Lucas Haurie
El tahúr y la mujer celosa
Espoleada su base social, más temerosa que cabreada, por esa fuerza motriz formidable que es el miedo (¡cuántos milagros ha obrado el «timor dei!»), el Partido Popular cuenta con subirse al tren de la economía para remontar unos puntitos y apoyarse en la fragmentación al 50% del voto izquierdista para que Victor d’Hondt, ese belga de cuyo magín diabólico surgió una ley electoral crudelísima con las minorías, los dejé en puertas de renovar la mayoría absoluta.

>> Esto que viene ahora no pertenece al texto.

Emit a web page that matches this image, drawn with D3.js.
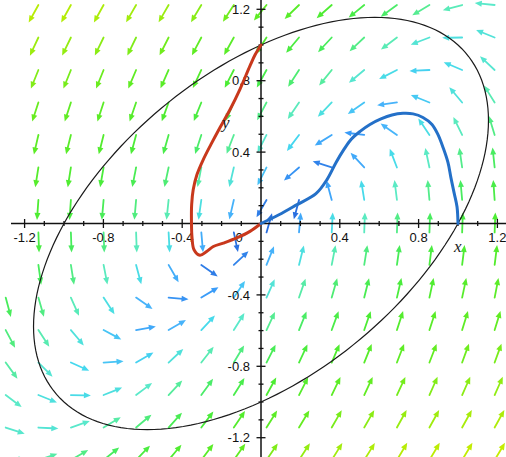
<!DOCTYPE html>
<html>
<head>
<meta charset="utf-8">
<script src="https://cdn.jsdelivr.net/npm/d3@7"></script>
<style>
  body { margin: 0; background: #fff; }
  svg { display: block; }
  .tick-label { font-family: "Liberation Sans", Arial, Helvetica, sans-serif; font-size: 13px; fill: #111; }
  .axis-name { font-family: "Liberation Serif", "Times New Roman", serif; font-style: italic; font-size: 17px; fill: #222; }
</style>
</head>
<body>
<svg id="chart" width="506" height="457"></svg>
<script>
// grid of the direction field (data coords of each arrow's tail)
const gridX = [-1.296, -1.130, -0.965, -0.799, -0.634, -0.469, -0.303, -0.138, 0.028, 0.193, 0.359, 0.524, 0.690, 0.855, 1.021, 1.186];
const gridY = [1.224, 1.042, 0.860, 0.678, 0.496, 0.314, 0.132, -0.050, -0.232, -0.415, -0.597, -0.779, -0.961, -1.143, -1.325];

// arrow direction on screen, degrees counter-clockwise from +x (one row per gridY)
// null = no arrow visible at that grid point
const arrowAngle = [
  [null, -119, -119, -119, -120, -120, -121, -123, -129, -136, -139, -141, -144, -149, -165, 174],
  [null, -115, -116, -116, -116, -117, -118, -119, -123, -130, -133, -137, -143, -159, -179, 158],
  [null, -112, -112, -112, -113, -114, -115, -117, -119, -123, -129, -140, -153, -177, 157, 137],
  [null, -108, -108, -108, -109, -110, -112, -114, -118, -124, -134, -145, -172, 158, 130, 122],
  [null, -103, -104, -104, -105, -106, -108, -111, -117, -127, -148, 173, 145, 124, 116, 107],
  [null, -99, -99, -100, -101, -102, -101, -103, -117, -139, 162, 133, 111, 102, 98, 96],
  [null, -94, -94, -95, -95, -96, -98, -103, -120, -105, 105, 99, 97, 95, 95, 94],
  [null, -88, -88, -88, -88, -87, -85, -78, 74, 85, 87, 88, 88, 88, 88, 88],
  [null, -82, -81, -79, -75, -60, -35, 43, 68, 76, 79, 81, 82, 83, 83, 83],
  [-75, -74, -66, -57, -35, -5, 31, 56, 66, 71, 74, 76, 77, 78, 78, 79],
  [-62, -57, -50, -28, 10, 30, 47, 58, 65, 68, 70, 71, 72, 72, 73, 73],
  [-54, -45, -24, 4, 30, 43, 52, 59, 63, 65, 67, 68, 69, 69, 70, 70],
  [-37, -22, -1, 22, 37, 47, 54, 58, 61, 63, 64, 65, 65, 66, 66, 66],
  [-18, -3, 19, 31, 40, 48, 53, 56, 58, 59, 60, 60, 61, 61, 61, 61],
  [3, 18, 30, 39, 46, 50, 53, 55, 56, 57, 58, 58, 59, 59, 59, 59]
];

// field magnitude at each arrow (drives the colour)
const arrowSpeed = [
  [2.75, 2.74, 2.73, 2.70, 2.67, 2.64, 2.58, 2.50, 2.41, 2.29, 2.13, 1.94, 1.73, 1.51, 1.32, 1.23],
  [2.67, 2.65, 2.62, 2.59, 2.55, 2.50, 2.42, 2.32, 2.18, 2.01, 1.81, 1.58, 1.34, 1.14, 1.04, 1.10],
  [2.58, 2.56, 2.52, 2.48, 2.42, 2.33, 2.23, 2.09, 1.91, 1.69, 1.44, 1.18, 0.96, 0.86, 0.95, 1.17],
  [2.50, 2.47, 2.42, 2.35, 2.26, 2.15, 2.01, 1.81, 1.58, 1.31, 1.03, 0.78, 0.68, 0.81, 1.07, 1.35],
  [2.42, 2.37, 2.30, 2.21, 2.08, 1.93, 1.73, 1.49, 1.20, 0.89, 0.60, 0.50, 0.69, 0.99, 1.30, 1.58],
  [2.32, 2.26, 2.16, 2.04, 1.87, 1.67, 1.41, 1.10, 0.76, 0.44, 0.33, 0.60, 0.95, 1.27, 1.55, 1.78],
  [2.23, 2.13, 2.00, 1.84, 1.62, 1.35, 1.03, 0.67, 0.29, 0.20, 0.57, 0.94, 1.27, 1.55, 1.78, 1.96],
  [2.12, 1.98, 1.80, 1.59, 1.31, 0.99, 0.62, 0.22, 0.20, 0.59, 0.97, 1.29, 1.57, 1.79, 1.97, 2.11],
  [1.98, 1.80, 1.58, 1.30, 0.98, 0.63, 0.29, 0.33, 0.67, 1.03, 1.35, 1.61, 1.83, 2.00, 2.13, 2.23],
  [1.81, 1.59, 1.32, 1.01, 0.68, 0.44, 0.50, 0.79, 1.12, 1.41, 1.67, 1.88, 2.04, 2.17, 2.27, 2.34],
  [1.62, 1.36, 1.07, 0.78, 0.60, 0.68, 0.93, 1.23, 1.51, 1.75, 1.95, 2.10, 2.22, 2.32, 2.38, 2.43],
  [1.42, 1.15, 0.90, 0.78, 0.86, 1.08, 1.35, 1.61, 1.84, 2.03, 2.17, 2.29, 2.38, 2.45, 2.49, 2.53],
  [1.25, 1.05, 0.96, 1.04, 1.24, 1.46, 1.73, 1.92, 2.12, 2.26, 2.37, 2.45, 2.51, 2.56, 2.59, 2.61],
  [1.20, 1.14, 1.22, 1.41, 1.63, 1.86, 2.05, 2.23, 2.36, 2.46, 2.53, 2.59, 2.63, 2.66, 2.69, 2.71],
  [1.33, 1.41, 1.58, 1.79, 2.00, 2.17, 2.33, 2.45, 2.55, 2.62, 2.67, 2.71, 2.74, 2.76, 2.78, 2.79]
];

// solution curves
const blueCurve = [
  [1.0, 0.0], [0.995, 0.094], [0.980, 0.173], [0.964, 0.257], [0.949, 0.342], [0.924, 0.426],
  [0.898, 0.499], [0.868, 0.555], [0.822, 0.594], [0.772, 0.614], [0.721, 0.617], [0.665, 0.608],
  [0.609, 0.586], [0.553, 0.555], [0.503, 0.516], [0.457, 0.471], [0.421, 0.415], [0.381, 0.342],
  [0.335, 0.246], [0.279, 0.167], [0.183, 0.106], [0.091, 0.049], [0.0, 0.0]
];
const redCurve = [
  [0.0, 1.0], [-0.030, 0.945], [-0.056, 0.883], [-0.107, 0.752], [-0.157, 0.639], [-0.208, 0.538],
  [-0.254, 0.443], [-0.293, 0.358], [-0.325, 0.274], [-0.344, 0.190], [-0.352, 0.106], [-0.353, 0.010],
  [-0.350, -0.080], [-0.340, -0.147], [-0.310, -0.178], [-0.276, -0.157], [-0.242, -0.129],
  [-0.191, -0.110], [-0.123, -0.081], [-0.056, -0.044], [0.0, 0.0]
];

// level curve x^2 - xy + y^2 = 1 : semi-axes and tilt (degrees)
const ellipseAxes = [1.4142, 0.8165];
const ellipseTilt = 45;

const minorTicks = [-1.2, -1.1, -1.0, -0.9, -0.8, -0.7, -0.6, -0.5, -0.4, -0.3, -0.2, -0.1,
  0.1, 0.2, 0.3, 0.4, 0.5, 0.6, 0.7, 0.8, 0.9, 1.0, 1.1, 1.2];
const majorTicks = [-1.2, -0.8, -0.4, 0.4, 0.8, 1.2];
const tickText = ['-1.2', '-0.8', '-0.4', '0.4', '0.8', '1.2'];

const svg = d3.select('#chart');

const x = d3.scaleLinear().domain([-1.2, 1.2]).range([24.6, 497.4]);
const y = d3.scaleLinear().domain([-1.2, 1.2]).range([437.7, 9.3]);

const color = d3.scaleLinear()
  .domain([0.2, 0.5, 0.7, 0.9, 1.25, 1.5, 1.8, 2.1, 2.45, 2.6, 2.8])
  .range(['#2a6fe0', '#3a9cf8', '#48b6fa', '#45d8ee', '#5beac8', '#55ec94', '#48ec5c', '#4cec34', '#62ec22', '#8eec14', '#c8ec00'])
  .clamp(true);

// direction field
const arrowLen = 20;
const headLen = 7;
const headHalf = 3;

const arrows = [];
gridY.forEach((gy, j) => {
  gridX.forEach((gx, k) => {
    if (arrowAngle[j][k] === null) return;
    arrows.push({gx, gy, a: arrowAngle[j][k], s: arrowSpeed[j][k]});
  });
});

const field = svg.append('g').attr('class', 'field');

const arrow = field.selectAll('g')
  .data(arrows)
  .enter().append('g')
  .attr('transform', d => `translate(${x(d.gx)},${y(d.gy)}) rotate(${-d.a})`);

arrow.append('line')
  .attr('x1', 0).attr('y1', 0)
  .attr('x2', arrowLen - headLen + 1).attr('y2', 0)
  .attr('stroke', d => color(d.s))
  .attr('stroke-width', 1.8)
  .attr('stroke-linecap', 'round');

arrow.append('path')
  .attr('d', `M${arrowLen},0 L${arrowLen - headLen},${-headHalf} L${arrowLen - headLen},${headHalf} Z`)
  .attr('fill', d => color(d.s));

// axes
const axes = svg.append('g').attr('class', 'axes');

axes.append('line')
  .attr('x1', 11).attr('x2', 506)
  .attr('y1', y(0)).attr('y2', y(0))
  .attr('stroke', '#111').attr('stroke-width', 1.5);

axes.append('line')
  .attr('x1', x(0)).attr('x2', x(0))
  .attr('y1', 0).attr('y2', 457)
  .attr('stroke', '#111').attr('stroke-width', 1.5);

axes.selectAll('.xminor')
  .data(minorTicks)
  .enter().append('line')
  .attr('x1', d => x(d)).attr('x2', d => x(d))
  .attr('y1', d => y(0) - (majorTicks.includes(d) ? 4.5 : 2.5))
  .attr('y2', d => y(0) + (majorTicks.includes(d) ? 4.5 : 2.5))
  .attr('stroke', '#111').attr('stroke-width', 1.3);

axes.selectAll('.yminor')
  .data(minorTicks)
  .enter().append('line')
  .attr('y1', d => y(d)).attr('y2', d => y(d))
  .attr('x1', d => x(0) - (majorTicks.includes(d) ? 4.5 : 2.5))
  .attr('x2', d => x(0) + (majorTicks.includes(d) ? 4.5 : 2.5))
  .attr('stroke', '#111').attr('stroke-width', 1.3);

axes.selectAll('.xlab')
  .data(majorTicks)
  .enter().append('text')
  .attr('class', 'tick-label')
  .attr('x', d => x(d))
  .attr('y', y(0) + 18.5)
  .attr('text-anchor', 'middle')
  .text((d, i) => tickText[i]);

axes.append('text')
  .attr('class', 'tick-label')
  .attr('x', x(0) - 22)
  .attr('y', y(0) + 18.5)
  .attr('text-anchor', 'middle')
  .text('0');

axes.selectAll('.ylab')
  .data(majorTicks)
  .enter().append('text')
  .attr('class', 'tick-label')
  .attr('x', x(0) - 11)
  .attr('y', d => y(d))
  .attr('dy', '0.36em')
  .attr('text-anchor', 'end')
  .text((d, i) => tickText[i]);

// level curve
const tilt = ellipseTilt * Math.PI / 180;
const ellipsePts = d3.range(0, 361, 2).map(t => {
  const r = t * Math.PI / 180;
  const u = ellipseAxes[0] * Math.cos(r);
  const v = ellipseAxes[1] * Math.sin(r);
  return [u * Math.cos(tilt) - v * Math.sin(tilt), u * Math.sin(tilt) + v * Math.cos(tilt)];
});

const line = d3.line()
  .x(d => x(d[0]))
  .y(d => y(d[1]));

svg.append('path')
  .attr('d', line.curve(d3.curveLinear)(ellipsePts))
  .attr('fill', 'none')
  .attr('stroke', '#1a1a1a')
  .attr('stroke-width', 1.2);

// solution curves
const smooth = d3.line()
  .x(d => x(d[0]))
  .y(d => y(d[1]))
  .curve(d3.curveCatmullRom.alpha(0.5));

svg.append('path')
  .attr('d', smooth(redCurve))
  .attr('fill', 'none')
  .attr('stroke', '#c8381c')
  .attr('stroke-width', 3)
  .attr('stroke-linecap', 'round');

svg.append('path')
  .attr('d', smooth(blueCurve))
  .attr('fill', 'none')
  .attr('stroke', '#2470c8')
  .attr('stroke-width', 3)
  .attr('stroke-linecap', 'round');

// axis names
svg.append('text').attr('class', 'axis-name').attr('x', 454).attr('y', 252).text('x');
svg.append('text').attr('class', 'axis-name').attr('x', 222).attr('y', 128).text('y');
</script>
</body>
</html>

El vilipendio a Pedro Arriola es el deporte de moda en los cenáculos políticos, pero si Europa no lastra demasiado la recuperación, Rajoy disfrutará de una segunda legislatura. Él, o aquél (¿aquélla?) a quien nombre heredero/a mediante divino dedazo. Por si acaso, bien haría el universo conservador en promocionar a Ciudadanos, la única fuerza con la que podría pactar en un momento dado. Sin pasado, con unas ideas clarísimas, elocuente, corajudo y guapo, si Alberto Rivera hubiese tenido la mitad de minutos de televisión que Pablo Iglesias, su partido estaría hoy en los diez millones de votos. Ay, los celos.

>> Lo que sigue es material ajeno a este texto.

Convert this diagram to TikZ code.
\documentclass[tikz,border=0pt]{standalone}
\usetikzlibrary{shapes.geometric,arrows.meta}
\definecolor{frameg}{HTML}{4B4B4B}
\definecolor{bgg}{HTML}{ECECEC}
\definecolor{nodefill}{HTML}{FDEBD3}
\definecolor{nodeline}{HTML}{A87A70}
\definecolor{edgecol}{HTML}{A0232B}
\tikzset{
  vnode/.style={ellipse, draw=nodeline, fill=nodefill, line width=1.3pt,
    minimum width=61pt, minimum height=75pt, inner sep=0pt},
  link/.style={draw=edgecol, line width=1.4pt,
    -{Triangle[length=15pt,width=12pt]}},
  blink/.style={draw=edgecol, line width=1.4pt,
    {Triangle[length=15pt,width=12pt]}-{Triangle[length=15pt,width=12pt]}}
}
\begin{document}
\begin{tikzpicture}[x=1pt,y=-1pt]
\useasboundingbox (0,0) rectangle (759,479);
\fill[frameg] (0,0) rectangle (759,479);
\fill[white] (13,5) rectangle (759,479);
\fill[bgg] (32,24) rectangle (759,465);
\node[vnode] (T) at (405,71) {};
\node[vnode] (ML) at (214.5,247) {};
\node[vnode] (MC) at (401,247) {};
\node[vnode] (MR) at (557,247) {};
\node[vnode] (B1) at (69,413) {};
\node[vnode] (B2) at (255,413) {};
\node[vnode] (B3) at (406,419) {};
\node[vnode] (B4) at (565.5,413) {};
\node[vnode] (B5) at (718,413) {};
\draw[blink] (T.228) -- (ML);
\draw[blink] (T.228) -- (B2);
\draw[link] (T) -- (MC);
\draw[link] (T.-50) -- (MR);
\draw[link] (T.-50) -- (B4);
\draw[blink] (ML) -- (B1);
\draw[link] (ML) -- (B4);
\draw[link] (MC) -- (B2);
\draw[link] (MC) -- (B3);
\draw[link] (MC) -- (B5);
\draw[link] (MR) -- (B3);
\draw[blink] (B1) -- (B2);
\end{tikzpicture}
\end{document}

Sostuvo, por ejemplo, ayer Rivera a cuenta de la (peligrosísima) pantomima de mañana en Cataluña: «Me gustaría ver a un Gobierno que impida que se hagan actos jurídicos prohibidos: uso de colegios públicos o datos personales». Corren días de mucho evocar, con respecto a eso que se escribe soberanismo, pero se pronuncia separatismo, la resignada «conllevanza» orteguiana. Que quienes nada han entendido la confunden con una capitulación a cachitos, pero que en realidad alude a la necesidad de compaginar la negociación permanente con el trazado de una línea no traspasable en circunstancia alguna: la Ley. No puede ser casual que el partido constitucionalista que más crece allí, y también en el conjunto de España pese a las trabas, es el que con más firmeza se opone a los múltiples episodios de quebrantamiento legal que protagoniza o auspicia el Gobierno regional catalán. Singularmente, esta malhadada charlotada del 9-N. ¿Qué votante conservador contemplaría con malos ojos un Gobierno de coalición con el matiz jacobino de Ciudadanos? Ninguno, claro, pero la renuencia a promocionarlos como plausibles compañeros de viaje viene de los «aparatchiki», que se verían obligados a ceder alguna cuota de poder. Total, que además de por los celos corren el riesgo de perderlo todo también por la codicia. Igual que un mal jugador de casino. «Tahúres del Misisipi», los llamaría el recién jubilado Alfonso Guerra.